As the Front Range continues to see massive population growth, people who have had enough of the traffic and long commutes to recreation have started moving to mountain towns, says Terry Alexander, managing partner of Salida-based LWP Development. His company recently finished the first of a three-phase housing project, Monarch Crossing, in Poncha Springs—townhomes that are also zoned commercial, so residents can live and work in one place.

“This area is very poised for all this new growth,” he says, noting that Salida, which is just five miles from Poncha Springs, has limited space for new development. “There’s a lot of energy there, a lot of likeminded people. It’s a very active community, same as Boulder. That’s what the allure is for a lot of us.”

Monarch Crossing
An artist’s rendering of Monarch Crossing. Courtesy of LWP Development

Poncha Springs doesn’t have a school, a grocery store, or a bar—but it could one day. Zoning is friendly to developers, Alexander says, so the live/work units his company built at Monarch Crossing have a lot of potential. He sold one to an attorney who had a house and an office in Salida, but got rid of them both in favor of merging into one of the Monarch Crossing units, and another to an artist who plans to put a pottery studio on the first floor and live above it. The development is a short drive (or a nice bike ride) from Elevation Beer Company, and Berger says the area could one day become a walkable downtown Poncha Springs doesn’t currently have.

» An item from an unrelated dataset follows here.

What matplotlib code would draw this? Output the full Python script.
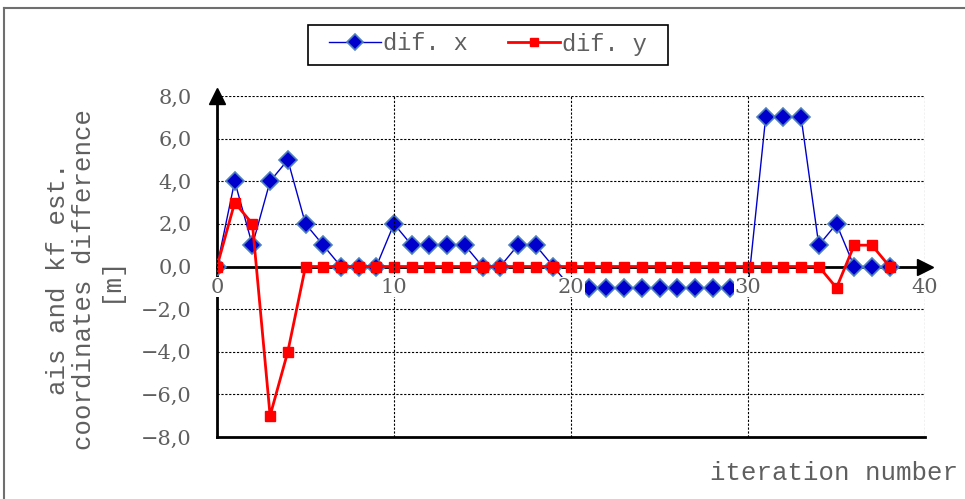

Right now, the post office serves as a central social hub for the town, says deputy town clerk Diana Heeney, who moved to Poncha Springs in 2003 and has worked for the town ever since. No one gets mail directly to their homes, she says, so everyone crosses paths at the post office to check their P.O. boxes.

Heeney says she likes that Poncha Springs is a small community that’s quieter than Salida. She’s been wondering herself why, all of a sudden, people are moving to her town. From 2000 to 2010, the population grew nearly 60 percent, from 466 to 737. The Census Bureau estimates that the town grew by just 40 people between 2010 and 2015, but that number could jump significantly in the next couple of years.

“I think the state of Colorado is growing and, residually, people are filling in other areas,” Heeney says. “People can work from home through the internet now. That provides the ability to live in a smaller town, and do a techy job, and still have the amenities of bicycling, rafting, and skiing, very close to Poncha Springs. I think that’s a big draw for our little town.”